The Military Affairs Committee of the Greater Homestead/Florida City Chamber of Commerce organizes the annual Veterans Day parade in Homestead.

The committee is at the center of an escalating controversy over the display of the Confederate flag. The group allowed Confederate States groups to display the flags in last year’s parade.

Supporters of the Confederate flag say it is an expression of southern pride. Opponents, including many members of the black community, say it is a reminder of slavery, lynching and racial intolerance.

When local opponents of the flag asked city council members to ban Confederate groups from future city-sanctioned events, they were told that the city provides in-kind support in the form of  police protection and cleanup services, but that the city has no say in whether the flag is displayed.

Last month, the Homestead City Council unanimously voted to dissolve the board, a week after the board voiced its opposition to the display of the flag at taxpayer-funded events.

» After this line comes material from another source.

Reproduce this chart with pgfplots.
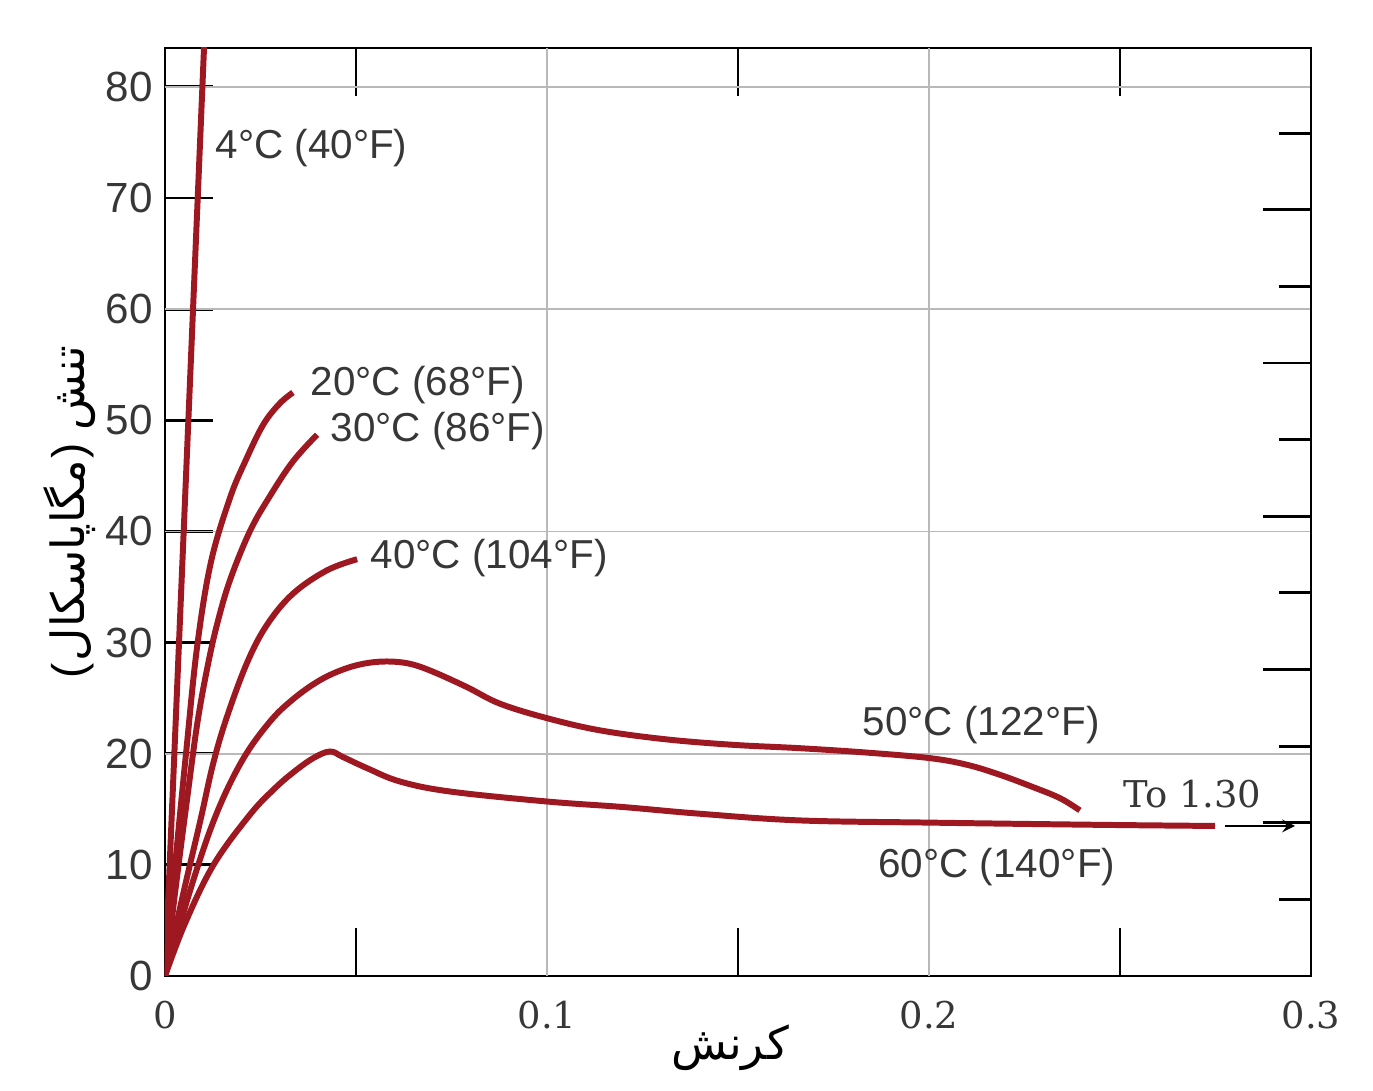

The five city council members who serve on the Military Affairs Committee are: Mayor Lynda Bell and Council Members Judy Waldman, Nazy Sierra, Wendy Lobos and Tim Nelson.

When contacted by the newspaper, Bell said through an assistant’s email, “the City of Homestead Mayor and Council DO NOT serve on the MAC Parade Committee or the MAC Executive Committee.”

Homestead City spokeswoman Lillian Delgado confirmed that the five council members, including Bell, do serve on the chamber’s Military Affairs Committee.

Delgado did not respond to a question about whether council members should have disclosed their membership in the Military Affairs Committee to the public.

Officials with the chamber of commerce also confirmed that the five council members presently sit on the committee. But, chamber officials said, the council members were in no way involved in any decision about the parade, or in allowing Confederate organizations to participate.

“Just to confirm – although some members of the Homestead City government are general members of the MAC, none are members of the MAC executive board,’’ said Jeff Wander, chairman of the Military Affairs Committee. “Their membership in the MAC has never been secret. The same as the membership of prior office holders. They never had any input in the organization, or production of the Veterans Day Parade. Only the parade subcommittee did. No meeting was held, nor votes taken to screen participants. The only criteria we required was that the entrant honor veterans.”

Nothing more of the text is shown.